By February 2009, California State Controller John Chiang delayed $3.5 billion in state payments (including state tax refunds) for at least 30 days because the state was experiencing cash flow difficulties.

The state legislature passed a budget in February 2009 that depended on the voters approving tax extensions and money redirection into the general fund, which in May the voters did not approve. Governor Arnold Schwarzenegger then proposed $16 billion in cuts and also borrowing money from local governments. In the legislature, the Republicans agreed to lower the income of state employees, but the Democrats resisted these proposals and suggested increasing fees to be paid by smokers and oil wells. Neither party agreed to borrowing money from local governments.

On April 1, 2009, the state sales and use tax was temporarily increased by one percentage point.

The state had been selling bank-guaranteed short-term notes to get cash, but in June 2009 its credit rating was lowered. When the state asked for a federal guarantee of the notes, the Obama administration said it had no legal authority to back state notes and that the state should solve its own problems.

On July 1, 2009, Schwarzenegger ordered state workers to take a third furlough day each month. On July 2, 2009, the state government began issuing IOUs to meet its short term financial obligations. Five days later, Bank of America, Citigroup, Wells Fargo, and JP Morgan Chase announced that they would stop accepting IOUs by July 10. Fitch Ratings dropped California's bond rating from A-minus to BBB.

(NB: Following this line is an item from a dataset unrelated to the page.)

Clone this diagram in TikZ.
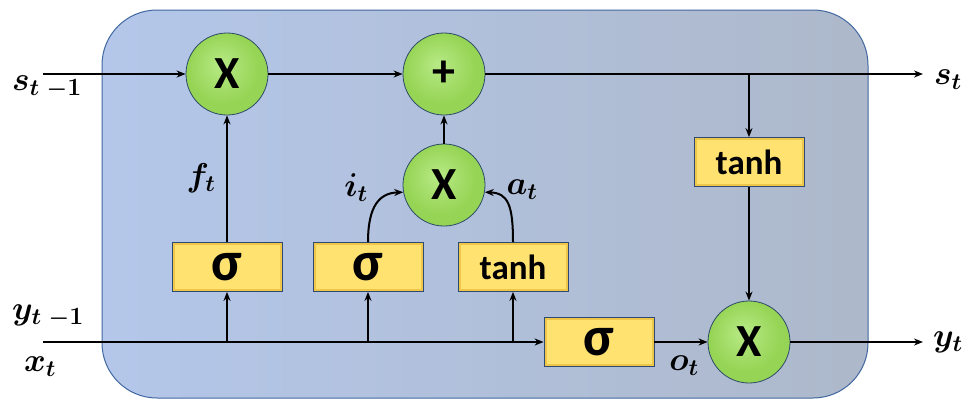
\documentclass[tikz,border=0pt]{standalone}
\usepackage{amsmath}
\usepackage{fontspec}
\DeclareFontShape{OML}{cmm}{m}{it}{<->cmmi10}{}
\DeclareFontShape{OML}{cmm}{b}{it}{<->cmmib10}{}
\DeclareFontShape{OMS}{cmsy}{m}{n}{<->cmsy10}{}
\DeclareFontShape{OMS}{cmsy}{b}{n}{<->cmbsy10}{}
\newfontfamily\boxfont{Carlito}
\usetikzlibrary{arrows.meta}
\definecolor{bgA}{HTML}{B4C7EA}
\definecolor{bgB}{HTML}{ADB8CA}
\definecolor{bgLine}{HTML}{4167A0}
\definecolor{gLight}{HTML}{B8EA86}
\definecolor{gMid}{HTML}{95D454}
\definecolor{gDark}{HTML}{6FAE33}
\definecolor{gateLine}{HTML}{2D4A6B}
\definecolor{boxFill}{HTML}{FFE270}
\definecolor{boxEdge}{HTML}{EDC64A}
\definecolor{boxLine}{HTML}{2E4A73}
\pgfdeclareradialshading{gateshade}{\pgfpoint{-4bp}{6bp}}{color(0bp)=(gLight); color(22bp)=(gMid); color(42bp)=(gMid); color(52bp)=(gDark)}
\tikzset{
  gate/.style={circle, minimum size=82pt, inner sep=0pt, draw=gateLine, line width=0.8pt,
    shading=gateshade, font=\boxfont\bfseries\fontsize{46}{46}\selectfont},
  gatebox/.style={rectangle, minimum width=110pt, minimum height=49pt, inner sep=0pt,
    draw=boxLine, line width=0.8pt, fill=boxEdge,
    path picture={\fill[boxFill] ([shift={(2.5pt,-2.5pt)}]path picture bounding box.north west)
      rectangle ([shift={(-2.5pt,2.5pt)}]path picture bounding box.south east);}},
  sigfont/.style={font=\boxfont\bfseries\fontsize{56}{56}\selectfont},
  tanhfont/.style={font=\boxfont\bfseries\fontsize{35}{35}\selectfont},
  lab/.style={font=\fontsize{33}{36}\selectfont\boldmath, inner sep=0pt},
  arr/.style={-{Stealth[length=9pt,width=7pt]}, line width=2pt},
  ln/.style={line width=2pt}
}
\begin{document}
\begin{tikzpicture}[x=1pt,y=-1pt]
\useasboundingbox (0,0) rectangle (978,400);
% background
\shade[rounded corners=55pt, left color=bgA, right color=bgB] (102,10) rectangle (868,398);
\draw[draw=bgLine, line width=1pt, rounded corners=55pt] (102,10) rectangle (868,398);

% gates
\node[gate] (x1) at (227,74) {X};
\node[gate] (p) at (444,74) {+};
\node[gate] (x2) at (444,185) {X};
\node[gate] (x3) at (749,342) {X};

% boxes
\node[gatebox, tanhfont] (t1) at (749,162) {tanh};
\node[gatebox, sigfont] (s1) at (227,267) {σ};
\node[gatebox, sigfont] (s2) at (368,267) {σ};
\node[gatebox, tanhfont] (t2) at (513,267) {tanh};
\node[gatebox, sigfont] (s3) at (599,342) {σ};

% free ends
\coordinate (sin) at (43,74);
\coordinate (sout) at (923,74);
\coordinate (xin) at (43,342);
\coordinate (yout) at (923,342);
\coordinate (br) at (749,74);
\coordinate (b1) at (227,342);
\coordinate (b2) at (368,342);
\coordinate (b3) at (513,342);

% top line
\draw[arr] (sin) -- (x1.west);
\draw[arr] (x1.east) -- (p.west);
\draw[arr] (p.east) -- (sout);
\draw[arr] (br) -- (t1.north);
\draw[arr] (t1.south) -- (x3.north);
\draw[arr] (x2.north) -- (p.south);
\draw[arr] (s1.north) -- (x1.south);

% bottom line
\draw[arr] (xin) -- (s3.west);
\draw[arr] (b1) -- (s1.south);
\draw[arr] (b2) -- (s2.south);
\draw[arr] (b3) -- (t2.south);
\draw[arr] (s3.east) -- (x3.west);
\draw[arr] (x3.east) -- (yout);

% curved
\draw[arr] (s2.north) .. controls (368,205) and (380,193) .. (x2.190);
\draw[arr] (t2.north) .. controls (513,205) and (508,193) .. (x2.350);

% labels
\node[lab, anchor=north] (ls1) at (47,76) {$s_{t\;-1}$};
\node[lab] (ls) at (948,80) {$s_{t}$};
\node[lab] (lf) at (201,178) {$f_{t}$};
\node[lab] (li) at (356,188) {$i_{t}$};
\node[lab] (la) at (522,190) {$a_{t}$};
\node[lab] (ly1) at (48,316) {$y_{t\;-1}$};
\node[lab] (lx) at (40,367) {$x_{t}$};
\node[lab] (lo) at (684,366) {$o_{t}$};
\node[lab] (ly) at (948,342) {$y_{t}$};
\end{tikzpicture}
\end{document}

On July 24, 2009, the state government passed a budget that included $15 billion in service cuts, including $8.1 billion in education cuts. Eliminated from the final plan included proposals to borrow money from city and county governments and to drill for oil off the coast of Santa Barbara. Chiang announced in August 2009 that the IOU program would end the next month and that California would pay off 327,000 IOUs worth almost $2 billion (~$ in ).

The budget crisis led to cutbacks and many layoffs at state universities in California. In order to curb the budget shortfalls, the California Board of Regents voted on a 32% raise in all tuition costs for state universities. This led to the 2009 California college tuition hike protests, with dozens of college students protesting the 32% tuition increase.

==From 2012 and into 2013==
With the passage of Proposition 30 in 2012 and a steadily improving economy, for the first time in many years, California Governor Jerry Brown's proposed budget plan for 2013 listed a small surplus.

==Causes of budget deficit==
A major source of the deficit was a decline in state revenues from more than $100 billion in 2007 to about $85 billion in 2008—mostly due to declines in personal income taxes, corporate taxes and other taxes.

===Required legislative supermajorities===
News reports and commentators have cited the state's various legislative supermajority requirements as a contributing factor to the state budget crisis. The state has a long history of supermajority requirements with a 1933 state ballot measure mandating a two-thirds supermajority to pass the state budget and California Proposition 13 (1978) mandating another two-thirds supermajority to pass tax increases. The National Conference of State Legislatures (NCSL) notes that, as of 2008, only 9 states required a supermajority to pass the state budget and of those 9, only 3 (California, Arkansas, and Rhode Island) required a two-thirds supermajority instead of a three-fifths supermajority to pass the state budget. The NCSL also notes that, as of 2008, 15 states required a supermajority to raise taxes and that California was among the 10 of those 15 that require more than a three-fifths supermajority (i.e., a 2/3 or 3/4 supermajority).

====Reforms====
Proponents of ending the state's supermajority requirements note that "Since 1980, the California State Legislature has met the June 15 constitutional deadline for sending a budget to the governor only five times (of thirty budget periods). Only ten times has the brokering been done by the July 1 start of the fiscal year." They sponsored California Proposition 25 (2010), a ballot initiative that changes legislative vote requirements to pass a budget, but not tax increases, from two-thirds to a simple majority. California Proposition 25 (2010) was approved in the state's November 2010 general election ballot.